◆ **Data provided**:
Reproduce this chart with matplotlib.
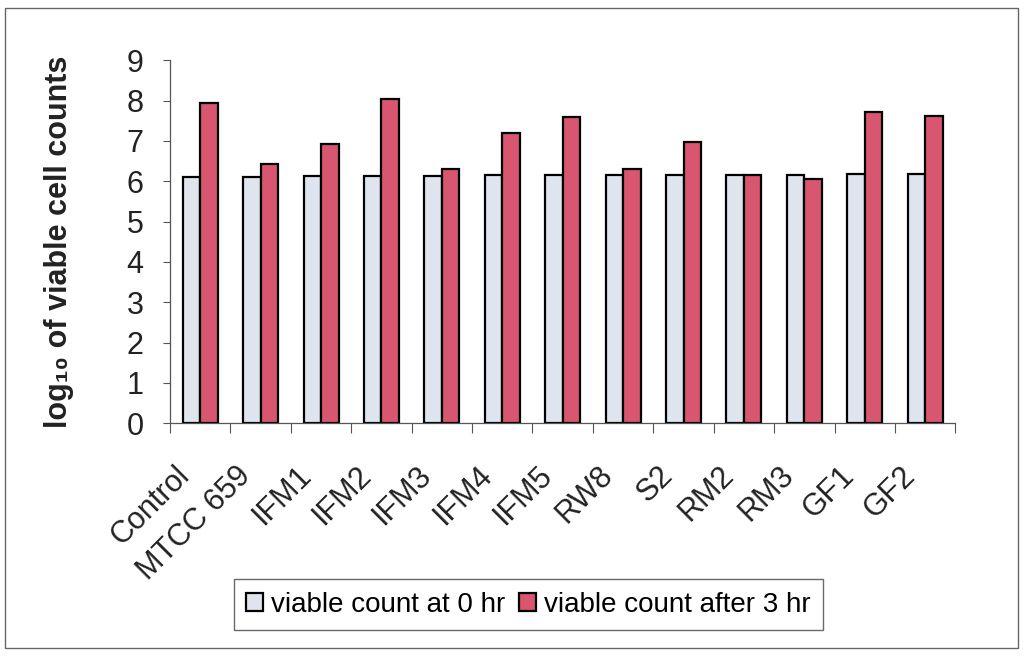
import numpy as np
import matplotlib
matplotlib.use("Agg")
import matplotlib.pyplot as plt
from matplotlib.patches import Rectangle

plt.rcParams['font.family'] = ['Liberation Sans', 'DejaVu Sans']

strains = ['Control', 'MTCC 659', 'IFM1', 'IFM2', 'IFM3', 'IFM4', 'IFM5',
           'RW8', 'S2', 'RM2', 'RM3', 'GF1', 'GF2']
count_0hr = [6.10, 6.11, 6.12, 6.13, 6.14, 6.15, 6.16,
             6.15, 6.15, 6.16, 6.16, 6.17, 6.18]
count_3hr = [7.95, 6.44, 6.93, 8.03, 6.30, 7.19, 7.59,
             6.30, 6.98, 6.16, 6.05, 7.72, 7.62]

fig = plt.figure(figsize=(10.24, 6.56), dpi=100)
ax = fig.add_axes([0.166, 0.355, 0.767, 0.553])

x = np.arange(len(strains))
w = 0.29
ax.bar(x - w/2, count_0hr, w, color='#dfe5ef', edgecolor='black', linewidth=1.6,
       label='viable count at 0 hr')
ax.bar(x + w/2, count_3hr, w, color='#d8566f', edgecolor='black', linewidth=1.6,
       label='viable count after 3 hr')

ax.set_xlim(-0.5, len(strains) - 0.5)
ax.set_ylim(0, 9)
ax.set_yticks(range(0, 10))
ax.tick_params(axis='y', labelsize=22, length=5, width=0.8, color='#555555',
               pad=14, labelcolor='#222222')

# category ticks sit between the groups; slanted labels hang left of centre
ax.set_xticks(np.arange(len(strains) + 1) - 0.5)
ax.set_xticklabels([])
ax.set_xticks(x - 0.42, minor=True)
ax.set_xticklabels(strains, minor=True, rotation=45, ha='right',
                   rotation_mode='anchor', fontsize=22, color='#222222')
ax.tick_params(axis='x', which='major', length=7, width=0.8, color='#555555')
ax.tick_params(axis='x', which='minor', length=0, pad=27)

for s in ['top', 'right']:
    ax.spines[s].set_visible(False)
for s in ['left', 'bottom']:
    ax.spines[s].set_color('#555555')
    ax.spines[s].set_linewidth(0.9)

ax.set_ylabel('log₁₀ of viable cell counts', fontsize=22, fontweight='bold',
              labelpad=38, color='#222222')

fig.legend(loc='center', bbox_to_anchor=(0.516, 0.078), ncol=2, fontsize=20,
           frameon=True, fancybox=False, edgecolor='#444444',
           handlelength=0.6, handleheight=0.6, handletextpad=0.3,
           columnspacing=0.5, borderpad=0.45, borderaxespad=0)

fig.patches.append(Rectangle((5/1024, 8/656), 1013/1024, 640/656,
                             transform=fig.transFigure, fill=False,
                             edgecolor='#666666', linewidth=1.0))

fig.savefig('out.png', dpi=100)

◆ **Your task**: Set down again, exactly, the lines of the material above from its first line to the one with "label='viable count after 3 hr')", inclusive. Leave the pictures out.

◆ **Output of the exercise**:
Reproduce this chart with matplotlib.
import numpy as np
import matplotlib
matplotlib.use("Agg")
import matplotlib.pyplot as plt
from matplotlib.patches import Rectangle

plt.rcParams['font.family'] = ['Liberation Sans', 'DejaVu Sans']

strains = ['Control', 'MTCC 659', 'IFM1', 'IFM2', 'IFM3', 'IFM4', 'IFM5',
           'RW8', 'S2', 'RM2', 'RM3', 'GF1', 'GF2']
count_0hr = [6.10, 6.11, 6.12, 6.13, 6.14, 6.15, 6.16,
             6.15, 6.15, 6.16, 6.16, 6.17, 6.18]
count_3hr = [7.95, 6.44, 6.93, 8.03, 6.30, 7.19, 7.59,
             6.30, 6.98, 6.16, 6.05, 7.72, 7.62]

fig = plt.figure(figsize=(10.24, 6.56), dpi=100)
ax = fig.add_axes([0.166, 0.355, 0.767, 0.553])

x = np.arange(len(strains))
w = 0.29
ax.bar(x - w/2, count_0hr, w, color='#dfe5ef', edgecolor='black', linewidth=1.6,
       label='viable count at 0 hr')
ax.bar(x + w/2, count_3hr, w, color='#d8566f', edgecolor='black', linewidth=1.6,
       label='viable count after 3 hr')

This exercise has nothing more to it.